══ Data for this task

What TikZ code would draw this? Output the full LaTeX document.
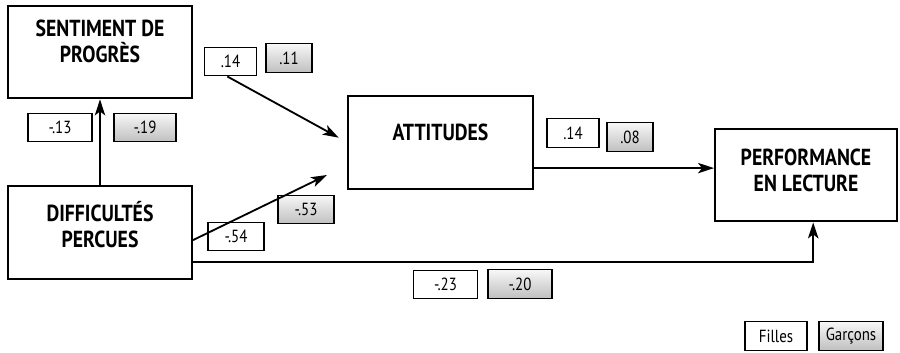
\documentclass[tikz,border=0pt]{standalone}
\usepackage{fontspec}
\setmainfont{PT Sans}[FakeStretch=0.85]
\usetikzlibrary{arrows.meta}

\begin{document}
\begin{tikzpicture}[x=0.025cm, y=-0.025cm,
    facteur/.style={draw, line width=1.4pt, minimum width=4.6cm, minimum height=2.32cm},
    titre/.style={align=center, font=\fontsize{16.5}{18.5}\selectfont\bfseries},
    coefF/.style={draw, line width=0.8pt, minimum height=0.72cm, inner sep=1pt, font=\fontsize{12.5}{14}\selectfont},
    coefG/.style={coefF, top color=gray!6, bottom color=gray!50},
    fleche/.style={line width=1.3pt, -{Stealth[length=4mm, width=2.6mm, inset=1mm]}}]
    \useasboundingbox (0,0) rectangle (900,353);

    % les quatre facteurs
    \node[facteur, label={[titre, yshift=0.26cm]center:SENTIMENT DE\\PROGRÈS}] (sent) at (100,52) {};
    \node[facteur, label={[titre, yshift=0.19cm]center:DIFFICULTÉS\\PERCUES}] (diff) at (100,232.5) {};
    \node[facteur, label={[titre, yshift=0.26cm]center:ATTITUDES}] (att) at (440.5,142.5) {};
    \node[facteur, minimum width=4.55cm, label={[titre, yshift=0.11cm]center:PERFORMANCE\\EN LECTURE}] (perf) at (806,175) {};

    % coefficients (filles / garcons)
    \node[coefF, minimum width=1.6cm] (c13f) at (60,127.5) {-.13};
    \node[coefG, minimum width=1.55cm] (c13g) at (145,127.5) {-.19};
    \node[coefF, minimum width=1.32cm] (c14f) at (230.5,61.5) {.14};
    \node[coefG, minimum width=1.15cm] (c14g) at (289,58) {.11};
    \node[coefF, minimum width=1.4cm] (c54f) at (236,236.5) {-.54};
    \node[coefG, minimum width=1.4cm] (c54g) at (306,209.5) {-.53};
    \node[coefF, minimum width=1.3cm] (c08f) at (573,133) {.14};
    \node[coefG, minimum width=1.15cm] (c08g) at (630,137) {.08};
    \node[coefF, minimum width=1.58cm] (c23f) at (445.5,284.5) {-.23};
    \node[coefG, minimum width=1.6cm] (c23g) at (520,284) {-.20};

    % legende
    \node[coefF, minimum width=1.55cm] (lfilles) at (776,336) {Filles};
    \node[coefG, minimum width=1.6cm] (lgarcons) at (851,336) {Garçons};

    % fleches
    \coordinate (pointe) at (327,175);
    \draw[fleche] (diff.north) -- (sent.south);
    \draw[fleche, shorten >=0.25cm] ([xshift=-0.08cm]c14f.south) -- (att.west);
    \draw[fleche] ([yshift=-0.19cm]diff.east) -- (pointe);
    \draw[fleche] ([yshift=-0.64cm]att.east) -- ([yshift=-0.64cm]att.east -| perf.west);
    \draw[fleche] ([yshift=-0.74cm]diff.east) -| ([xshift=0.18cm]perf.south);
\end{tikzpicture}
\end{document}
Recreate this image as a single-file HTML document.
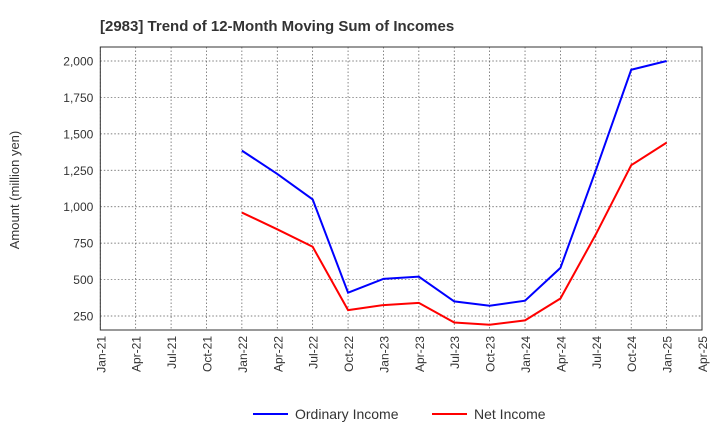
<!DOCTYPE html>
<html><head><meta charset="utf-8"><style>
body{margin:0;background:#fff;font-family:"Liberation Sans",sans-serif;}
</style></head><body>
<svg id="chart" width="720" height="440" xmlns="http://www.w3.org/2000/svg" font-family="Liberation Sans, sans-serif">
<text x="100" y="31" font-size="15" font-weight="bold" fill="#333">[2983]  Trend of 12-Month Moving Sum of Incomes</text>
<g id="grid"></g><g id="axes"></g><g id="series"></g>
<text transform="translate(19,190) rotate(-90)" text-anchor="middle" font-size="13" fill="#333">Amount (million yen)</text>
<g>
<line x1="253" y1="414" x2="288" y2="414" stroke="#0000ff" stroke-width="2"/>
<text x="295" y="419" font-size="14" fill="#333">Ordinary Income</text>
<line x1="432" y1="414" x2="467" y2="414" stroke="#ff0000" stroke-width="2"/>
<text x="474" y="419" font-size="14" fill="#333">Net Income</text>
</g>
</svg>
<script>
const xLabels=["Jan-21","Apr-21","Jul-21","Oct-21","Jan-22","Apr-22","Jul-22","Oct-22","Jan-23","Apr-23","Jul-23","Oct-23","Jan-24","Apr-24","Jul-24","Oct-24","Jan-25","Apr-25"];
const yTicks=[250,500,750,1000,1250,1500,1750,2000];
const dataStart=4;
const ordinaryIncome=[1385,1225,1050,410,505,520,350,320,355,580,1250,1940,2000];
const netIncome=[960,845,725,290,325,340,205,190,220,370,810,1285,1440];
const L=100.3,R=702,T=47,B=330;
const NS="http://www.w3.org/2000/svg";
function x(i){return L+i*(R-L)/(xLabels.length-1);}
function y(v){return 316-(v-250)*(255/1750);}
function mk(tag,attrs,parent){const e=document.createElementNS(NS,tag);for(const k in attrs)e.setAttribute(k,attrs[k]);parent.appendChild(e);return e;}
const grid=document.getElementById('grid'),axes=document.getElementById('axes'),series=document.getElementById('series');
xLabels.forEach((lab,i)=>{
 const g=mk('line',{x1:x(i),x2:x(i),y1:T,y2:B,stroke:'#555','stroke-width':0.7,'stroke-dasharray':'1.5,2'},grid);
 
 
 const t=mk('text',{transform:`translate(${x(i)+5},${B+6}) rotate(-90)`,'text-anchor':'end','font-size':12,fill:'#333'},axes);
 t.textContent=lab;
 
 
});
yTicks.forEach(v=>{
 const g=mk('line',{x1:L,x2:R,y1:y(v),y2:y(v),stroke:'#555','stroke-width':0.7,'stroke-dasharray':'1.5,2'},grid);
 
 
 const t=mk('text',{x:L-7,y:y(v)+4.5,'text-anchor':'end','font-size':12,fill:'#333'},axes);
 t.textContent=v.toLocaleString('en-US');
 
 
});
const frame=mk('rect',{x:L,y:T,width:R-L,height:B-T,fill:'none',stroke:'#333','stroke-width':1},axes);


function line(vals,color,name){
 const p=mk('polyline',{points:vals.map((v,i)=>x(dataStart+i)+','+y(v)).join(' '),fill:'none',stroke:color,'stroke-width':2},series);
 
 
}
line(ordinaryIncome,'#0000ff','ordinary-income-line');
line(netIncome,'#ff0000','net-income-line');
</script>
</body></html>
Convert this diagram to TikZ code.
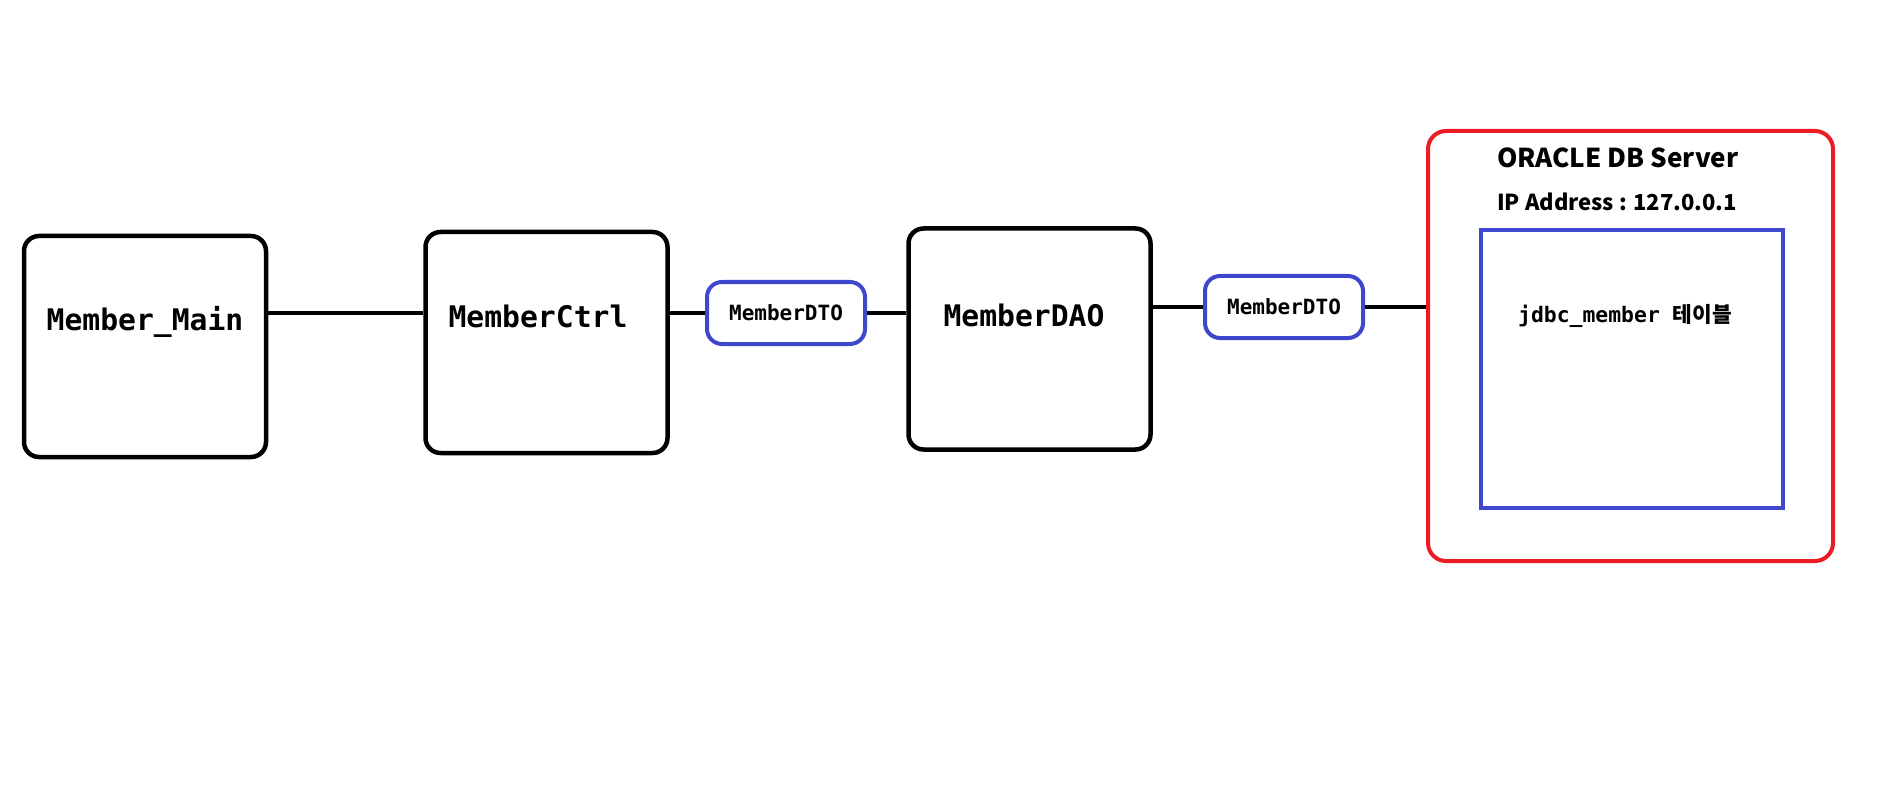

════

What to produce:
Reproduce only the lines of the records from the start up to and including the line that holds "(perf) at (806,175)"; do not carry over any picture.

Exercise answer:
What TikZ code would draw this? Output the full LaTeX document.
\documentclass[tikz,border=0pt]{standalone}
\usepackage{fontspec}
\setmainfont{PT Sans}[FakeStretch=0.85]
\usetikzlibrary{arrows.meta}

\begin{document}
\begin{tikzpicture}[x=0.025cm, y=-0.025cm,
    facteur/.style={draw, line width=1.4pt, minimum width=4.6cm, minimum height=2.32cm},
    titre/.style={align=center, font=\fontsize{16.5}{18.5}\selectfont\bfseries},
    coefF/.style={draw, line width=0.8pt, minimum height=0.72cm, inner sep=1pt, font=\fontsize{12.5}{14}\selectfont},
    coefG/.style={coefF, top color=gray!6, bottom color=gray!50},
    fleche/.style={line width=1.3pt, -{Stealth[length=4mm, width=2.6mm, inset=1mm]}}]
    \useasboundingbox (0,0) rectangle (900,353);

    % les quatre facteurs
    \node[facteur, label={[titre, yshift=0.26cm]center:SENTIMENT DE\\PROGRÈS}] (sent) at (100,52) {};
    \node[facteur, label={[titre, yshift=0.19cm]center:DIFFICULTÉS\\PERCUES}] (diff) at (100,232.5) {};
    \node[facteur, label={[titre, yshift=0.26cm]center:ATTITUDES}] (att) at (440.5,142.5) {};
    \node[facteur, minimum width=4.55cm, label={[titre, yshift=0.11cm]center:PERFORMANCE\\EN LECTURE}] (perf) at (806,175) {};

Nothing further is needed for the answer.